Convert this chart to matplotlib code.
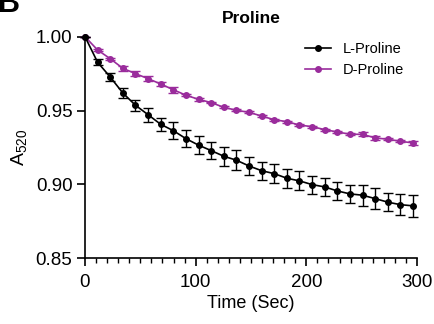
import numpy as np
import matplotlib.pyplot as plt
from matplotlib.ticker import MultipleLocator

plt.rcParams['font.family'] = ['Liberation Sans', 'DejaVu Sans']

# time points (s)
time = [0, 11.4, 22.8, 34.2, 45.6, 57.0, 68.4, 79.8, 91.2, 102.6, 114.0, 125.4, 136.8,
        148.2, 159.6, 171.0, 182.4, 193.8, 205.2, 216.6, 228.0, 239.4, 250.8, 262.2,
        273.6, 285.0, 296.4]

l_proline = [1.000, 0.9827, 0.9727, 0.9619, 0.9536, 0.9472, 0.9407, 0.9364, 0.9310,
             0.9266, 0.9229, 0.9191, 0.9164, 0.9125, 0.9093, 0.9073, 0.9042, 0.9024,
             0.8999, 0.8983, 0.8956, 0.8936, 0.8927, 0.8904, 0.8880, 0.8863, 0.8855]
l_err = [0.0, 0.0020, 0.0029, 0.0034, 0.0037, 0.0046, 0.0046, 0.0058, 0.0058, 0.0059,
         0.0059, 0.0065, 0.0066, 0.0063, 0.0062, 0.0065, 0.0063, 0.0065, 0.0061, 0.0063,
         0.0059, 0.0063, 0.0070, 0.0070, 0.0061, 0.0070, 0.0073]

d_proline = [1.000, 0.9910, 0.9851, 0.9786, 0.9750, 0.9716, 0.9680, 0.9641, 0.9604,
             0.9576, 0.9554, 0.9522, 0.9502, 0.9488, 0.9463, 0.9438, 0.9425, 0.9402,
             0.9391, 0.9371, 0.9355, 0.9340, 0.9339, 0.9315, 0.9306, 0.9292, 0.9281]
d_err = [0.0, 0.0006, 0.0008, 0.0016, 0.0018, 0.0017, 0.0012, 0.0019, 0.0008, 0.0008,
         0.0006, 0.0006, 0.0006, 0.0006, 0.0006, 0.0006, 0.0006, 0.0006, 0.0006, 0.0006,
         0.0006, 0.0006, 0.0013, 0.0013, 0.0006, 0.0006, 0.0015]

purple = '#9A2C9C'

fig = plt.figure(figsize=(4.35, 3.24), dpi=100)
ax = fig.add_axes([0.1954, 0.2028, 0.7632, 0.6839])

ax.errorbar(time, l_proline, yerr=l_err, color='black', marker='o', markersize=4,
            linewidth=1.2, elinewidth=1.0, capsize=3.5, capthick=1.0, label='L-Proline',
            clip_on=False, zorder=3)
ax.errorbar(time, d_proline, yerr=d_err, color=purple, marker='o', markersize=4,
            linewidth=1.2, elinewidth=1.0, capsize=3.5, capthick=1.0, label='D-Proline',
            clip_on=False, zorder=2)

ax.set_xlim(0, 300)
ax.set_ylim(0.85, 1.00)
ax.xaxis.set_major_locator(MultipleLocator(100))
ax.xaxis.set_minor_locator(MultipleLocator(10))
ax.set_yticks([0.85, 0.90, 0.95, 1.00])
ax.set_yticklabels(['0.85', '0.90', '0.95', '1.00'])

for s in ['top', 'right']:
    ax.spines[s].set_visible(False)
for s in ['left', 'bottom']:
    ax.spines[s].set_linewidth(1.2)
ax.tick_params(axis='both', which='major', length=6, width=1.2, labelsize=13.5)
ax.tick_params(axis='x', which='major', pad=5)
ax.tick_params(axis='y', which='major', pad=3)
ax.tick_params(axis='x', which='minor', length=3.5, width=1.0)

ax.set_xlabel('Time (Sec)', fontsize=13, labelpad=3)
ax.set_ylabel(r'A$_{\mathregular{520}}$', fontsize=14, labelpad=4)
ax.set_title('Proline', fontsize=12.5, fontweight='bold', pad=10)

h, lab = ax.get_legend_handles_labels()
h = [x[0] for x in h]
ax.legend(h, lab, loc='upper right', bbox_to_anchor=(1.0, 1.035), frameon=False,
          fontsize=10.5, handlelength=1.8, handletextpad=0.8, labelspacing=0.45)

fig.text(-0.005, 0.963, 'B', fontsize=22, fontweight='bold', va='baseline')

fig.savefig('out.png', dpi=100)
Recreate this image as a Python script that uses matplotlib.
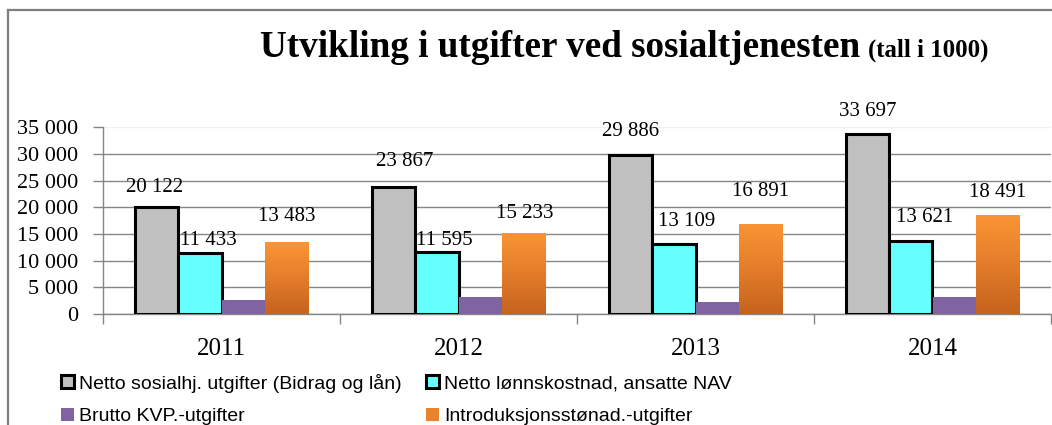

──────────────────────────────

* THE TASK *
Include the first line of the records, the line containing "0.0059, 0.0063, 0.0070, 0.0070, 0.0061, 0.0070, 0.0073]", and every line between them, repeated exactly. Skip the pictures.

* FINAL RESULT *
Convert this chart to matplotlib code.
import numpy as np
import matplotlib.pyplot as plt
from matplotlib.ticker import MultipleLocator

plt.rcParams['font.family'] = ['Liberation Sans', 'DejaVu Sans']

# time points (s)
time = [0, 11.4, 22.8, 34.2, 45.6, 57.0, 68.4, 79.8, 91.2, 102.6, 114.0, 125.4, 136.8,
        148.2, 159.6, 171.0, 182.4, 193.8, 205.2, 216.6, 228.0, 239.4, 250.8, 262.2,
        273.6, 285.0, 296.4]

l_proline = [1.000, 0.9827, 0.9727, 0.9619, 0.9536, 0.9472, 0.9407, 0.9364, 0.9310,
             0.9266, 0.9229, 0.9191, 0.9164, 0.9125, 0.9093, 0.9073, 0.9042, 0.9024,
             0.8999, 0.8983, 0.8956, 0.8936, 0.8927, 0.8904, 0.8880, 0.8863, 0.8855]
l_err = [0.0, 0.0020, 0.0029, 0.0034, 0.0037, 0.0046, 0.0046, 0.0058, 0.0058, 0.0059,
         0.0059, 0.0065, 0.0066, 0.0063, 0.0062, 0.0065, 0.0063, 0.0065, 0.0061, 0.0063,
         0.0059, 0.0063, 0.0070, 0.0070, 0.0061, 0.0070, 0.0073]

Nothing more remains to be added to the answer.